> Data segment
::::::::::

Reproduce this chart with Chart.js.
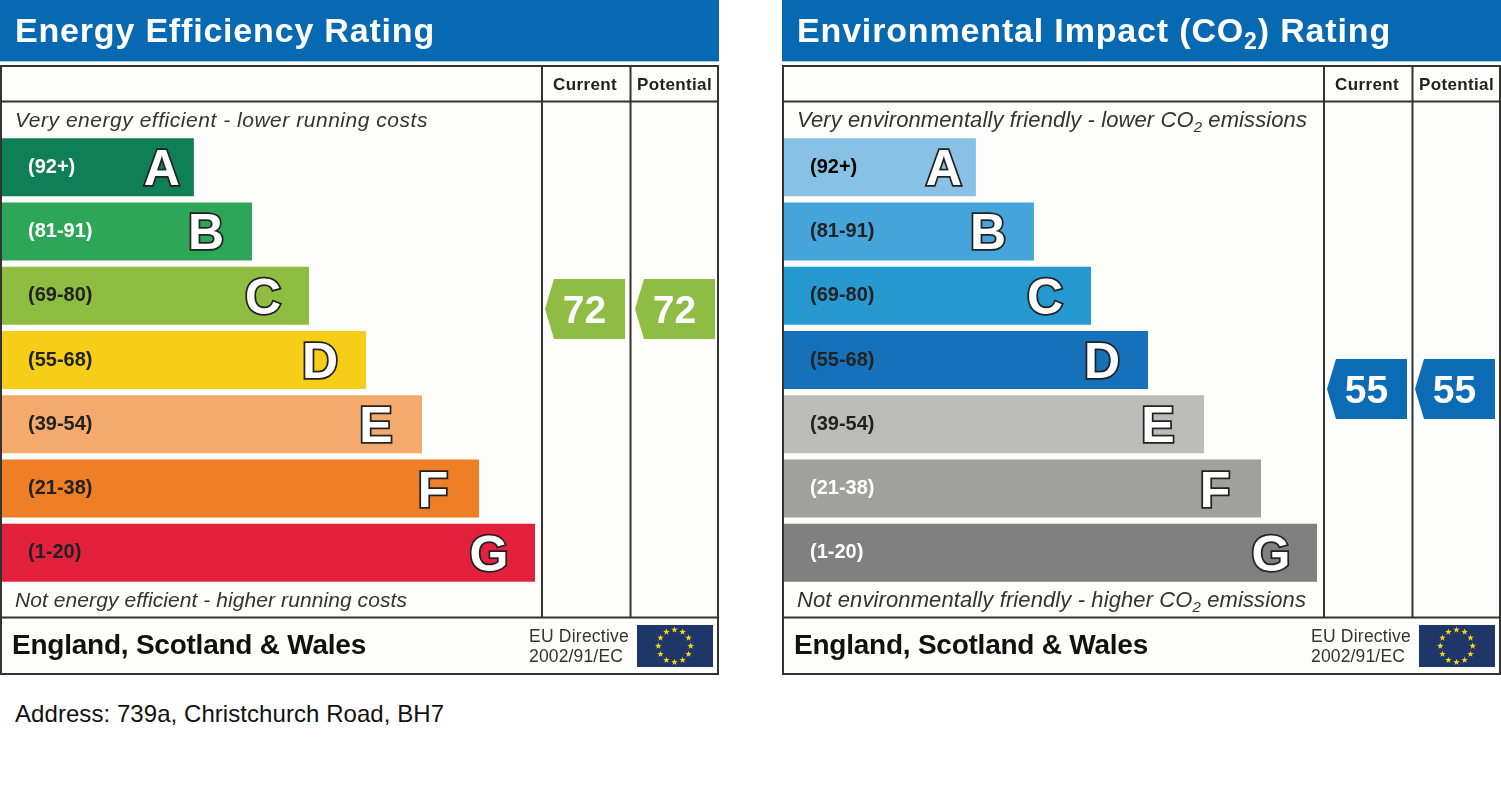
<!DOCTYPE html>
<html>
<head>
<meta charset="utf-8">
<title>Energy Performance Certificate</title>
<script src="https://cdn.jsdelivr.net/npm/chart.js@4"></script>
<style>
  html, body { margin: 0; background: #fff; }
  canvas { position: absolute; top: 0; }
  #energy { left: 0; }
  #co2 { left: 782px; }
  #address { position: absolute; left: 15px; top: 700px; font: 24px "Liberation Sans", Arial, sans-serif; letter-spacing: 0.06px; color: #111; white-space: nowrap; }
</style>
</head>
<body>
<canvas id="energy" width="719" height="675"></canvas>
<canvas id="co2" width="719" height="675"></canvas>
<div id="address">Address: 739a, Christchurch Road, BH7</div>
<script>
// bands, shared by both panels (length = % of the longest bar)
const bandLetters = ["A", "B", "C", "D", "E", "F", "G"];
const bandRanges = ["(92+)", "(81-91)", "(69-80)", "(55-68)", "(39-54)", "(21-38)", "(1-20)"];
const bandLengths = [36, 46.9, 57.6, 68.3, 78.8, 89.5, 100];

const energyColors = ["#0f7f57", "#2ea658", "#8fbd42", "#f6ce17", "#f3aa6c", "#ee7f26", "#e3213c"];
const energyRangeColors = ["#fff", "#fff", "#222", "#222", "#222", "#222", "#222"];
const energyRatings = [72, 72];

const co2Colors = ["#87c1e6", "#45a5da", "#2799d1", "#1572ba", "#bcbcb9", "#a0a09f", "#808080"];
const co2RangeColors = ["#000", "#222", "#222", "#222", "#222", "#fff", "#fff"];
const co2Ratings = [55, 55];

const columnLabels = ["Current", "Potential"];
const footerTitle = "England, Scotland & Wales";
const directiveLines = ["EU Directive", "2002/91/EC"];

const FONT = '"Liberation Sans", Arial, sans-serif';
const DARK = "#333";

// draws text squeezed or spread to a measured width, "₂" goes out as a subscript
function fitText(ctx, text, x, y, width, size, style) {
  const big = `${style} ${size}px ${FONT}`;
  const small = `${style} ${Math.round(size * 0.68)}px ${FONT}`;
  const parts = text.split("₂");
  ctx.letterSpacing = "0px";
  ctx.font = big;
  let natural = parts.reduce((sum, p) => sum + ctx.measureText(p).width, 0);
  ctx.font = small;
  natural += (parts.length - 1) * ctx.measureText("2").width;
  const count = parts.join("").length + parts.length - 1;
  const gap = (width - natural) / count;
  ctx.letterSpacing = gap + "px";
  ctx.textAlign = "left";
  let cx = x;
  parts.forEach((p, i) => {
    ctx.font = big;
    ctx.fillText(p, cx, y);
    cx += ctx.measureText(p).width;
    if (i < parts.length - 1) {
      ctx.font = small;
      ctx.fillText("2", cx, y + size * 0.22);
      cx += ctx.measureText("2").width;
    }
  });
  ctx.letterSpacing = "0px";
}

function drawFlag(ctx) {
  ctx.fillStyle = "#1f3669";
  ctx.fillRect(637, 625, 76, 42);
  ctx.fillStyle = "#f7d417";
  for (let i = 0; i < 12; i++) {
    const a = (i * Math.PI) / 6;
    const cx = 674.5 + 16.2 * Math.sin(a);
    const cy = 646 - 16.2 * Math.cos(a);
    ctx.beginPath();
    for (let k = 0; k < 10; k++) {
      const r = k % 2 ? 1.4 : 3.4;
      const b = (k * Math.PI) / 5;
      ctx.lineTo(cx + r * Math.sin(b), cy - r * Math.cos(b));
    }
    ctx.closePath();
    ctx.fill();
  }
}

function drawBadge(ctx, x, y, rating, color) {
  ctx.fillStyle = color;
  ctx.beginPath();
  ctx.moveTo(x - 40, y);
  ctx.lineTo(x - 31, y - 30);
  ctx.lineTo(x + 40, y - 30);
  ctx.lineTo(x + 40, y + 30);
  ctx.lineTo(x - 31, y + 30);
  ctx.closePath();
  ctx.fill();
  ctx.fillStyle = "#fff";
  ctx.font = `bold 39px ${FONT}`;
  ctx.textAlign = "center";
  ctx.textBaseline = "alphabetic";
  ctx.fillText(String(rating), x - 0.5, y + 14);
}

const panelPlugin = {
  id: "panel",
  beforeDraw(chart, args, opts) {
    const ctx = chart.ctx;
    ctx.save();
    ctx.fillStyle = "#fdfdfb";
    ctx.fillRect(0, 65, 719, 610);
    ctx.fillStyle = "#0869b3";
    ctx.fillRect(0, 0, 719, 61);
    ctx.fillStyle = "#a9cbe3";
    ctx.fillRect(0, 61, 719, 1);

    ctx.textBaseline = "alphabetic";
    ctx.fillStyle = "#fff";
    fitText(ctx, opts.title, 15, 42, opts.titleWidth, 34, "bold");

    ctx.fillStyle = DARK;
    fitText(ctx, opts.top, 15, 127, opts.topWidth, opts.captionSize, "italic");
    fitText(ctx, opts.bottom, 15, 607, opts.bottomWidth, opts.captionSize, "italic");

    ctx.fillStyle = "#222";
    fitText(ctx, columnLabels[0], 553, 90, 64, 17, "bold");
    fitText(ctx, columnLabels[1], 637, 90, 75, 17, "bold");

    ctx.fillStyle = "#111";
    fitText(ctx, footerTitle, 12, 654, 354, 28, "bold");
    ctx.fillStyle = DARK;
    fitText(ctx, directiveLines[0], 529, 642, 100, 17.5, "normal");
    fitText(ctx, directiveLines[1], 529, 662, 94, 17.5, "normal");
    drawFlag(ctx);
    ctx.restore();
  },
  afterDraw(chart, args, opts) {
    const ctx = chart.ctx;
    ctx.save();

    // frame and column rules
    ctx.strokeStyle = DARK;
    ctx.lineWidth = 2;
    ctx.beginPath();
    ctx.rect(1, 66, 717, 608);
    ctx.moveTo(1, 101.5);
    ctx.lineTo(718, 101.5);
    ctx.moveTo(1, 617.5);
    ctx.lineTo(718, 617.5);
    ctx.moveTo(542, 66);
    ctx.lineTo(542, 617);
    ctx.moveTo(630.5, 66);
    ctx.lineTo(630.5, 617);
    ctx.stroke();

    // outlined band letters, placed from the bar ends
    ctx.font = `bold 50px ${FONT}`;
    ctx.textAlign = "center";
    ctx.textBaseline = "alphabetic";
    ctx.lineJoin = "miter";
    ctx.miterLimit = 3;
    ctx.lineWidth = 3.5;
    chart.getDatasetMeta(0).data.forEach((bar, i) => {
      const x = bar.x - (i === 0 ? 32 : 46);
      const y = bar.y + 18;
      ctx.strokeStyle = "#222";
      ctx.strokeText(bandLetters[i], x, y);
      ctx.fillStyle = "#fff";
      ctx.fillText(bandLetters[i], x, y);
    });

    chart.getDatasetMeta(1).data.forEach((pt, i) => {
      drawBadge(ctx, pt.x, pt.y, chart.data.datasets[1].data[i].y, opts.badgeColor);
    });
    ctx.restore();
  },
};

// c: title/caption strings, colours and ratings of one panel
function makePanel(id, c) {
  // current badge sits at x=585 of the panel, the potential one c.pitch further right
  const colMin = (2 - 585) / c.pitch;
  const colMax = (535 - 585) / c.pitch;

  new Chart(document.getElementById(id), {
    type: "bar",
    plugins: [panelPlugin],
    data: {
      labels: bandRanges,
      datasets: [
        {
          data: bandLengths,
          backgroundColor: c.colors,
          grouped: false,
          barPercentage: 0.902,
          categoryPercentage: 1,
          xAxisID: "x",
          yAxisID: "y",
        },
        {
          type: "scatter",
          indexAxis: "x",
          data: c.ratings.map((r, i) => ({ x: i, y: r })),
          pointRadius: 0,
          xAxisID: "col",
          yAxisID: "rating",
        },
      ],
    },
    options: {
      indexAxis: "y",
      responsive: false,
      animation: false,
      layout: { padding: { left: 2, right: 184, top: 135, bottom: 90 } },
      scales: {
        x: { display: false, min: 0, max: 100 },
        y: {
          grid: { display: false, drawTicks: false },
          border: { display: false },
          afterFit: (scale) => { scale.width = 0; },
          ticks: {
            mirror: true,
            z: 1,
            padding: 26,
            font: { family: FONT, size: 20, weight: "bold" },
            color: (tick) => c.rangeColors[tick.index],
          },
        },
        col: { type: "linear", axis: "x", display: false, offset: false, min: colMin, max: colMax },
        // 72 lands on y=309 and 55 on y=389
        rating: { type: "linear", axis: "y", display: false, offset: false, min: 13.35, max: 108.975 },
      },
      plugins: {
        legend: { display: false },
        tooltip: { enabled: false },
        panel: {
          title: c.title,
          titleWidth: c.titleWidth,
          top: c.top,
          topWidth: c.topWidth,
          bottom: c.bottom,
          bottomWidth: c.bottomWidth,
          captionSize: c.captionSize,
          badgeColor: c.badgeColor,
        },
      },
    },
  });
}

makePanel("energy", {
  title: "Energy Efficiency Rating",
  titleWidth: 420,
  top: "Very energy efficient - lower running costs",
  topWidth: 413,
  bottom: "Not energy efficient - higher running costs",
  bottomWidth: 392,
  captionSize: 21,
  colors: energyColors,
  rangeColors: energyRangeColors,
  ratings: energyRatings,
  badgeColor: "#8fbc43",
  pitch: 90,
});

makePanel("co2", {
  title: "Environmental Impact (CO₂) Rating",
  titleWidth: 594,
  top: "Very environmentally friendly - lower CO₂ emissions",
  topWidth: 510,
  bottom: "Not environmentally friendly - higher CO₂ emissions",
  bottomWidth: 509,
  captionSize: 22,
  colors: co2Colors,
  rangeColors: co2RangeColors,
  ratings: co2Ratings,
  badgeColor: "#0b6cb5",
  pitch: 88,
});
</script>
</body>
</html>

::::::::::

> Exercise description
Only the lines from the start of the material through the line containing "const energyRatings = [72, 72];" should be transcribed. Pictures stay out.

> Exercise solution
Reproduce this chart with Chart.js.
<!DOCTYPE html>
<html>
<head>
<meta charset="utf-8">
<title>Energy Performance Certificate</title>
<script src="https://cdn.jsdelivr.net/npm/chart.js@4"></script>
<style>
  html, body { margin: 0; background: #fff; }
  canvas { position: absolute; top: 0; }
  #energy { left: 0; }
  #co2 { left: 782px; }
  #address { position: absolute; left: 15px; top: 700px; font: 24px "Liberation Sans", Arial, sans-serif; letter-spacing: 0.06px; color: #111; white-space: nowrap; }
</style>
</head>
<body>
<canvas id="energy" width="719" height="675"></canvas>
<canvas id="co2" width="719" height="675"></canvas>
<div id="address">Address: 739a, Christchurch Road, BH7</div>
<script>
// bands, shared by both panels (length = % of the longest bar)
const bandLetters = ["A", "B", "C", "D", "E", "F", "G"];
const bandRanges = ["(92+)", "(81-91)", "(69-80)", "(55-68)", "(39-54)", "(21-38)", "(1-20)"];
const bandLengths = [36, 46.9, 57.6, 68.3, 78.8, 89.5, 100];

const energyColors = ["#0f7f57", "#2ea658", "#8fbd42", "#f6ce17", "#f3aa6c", "#ee7f26", "#e3213c"];
const energyRangeColors = ["#fff", "#fff", "#222", "#222", "#222", "#222", "#222"];
const energyRatings = [72, 72];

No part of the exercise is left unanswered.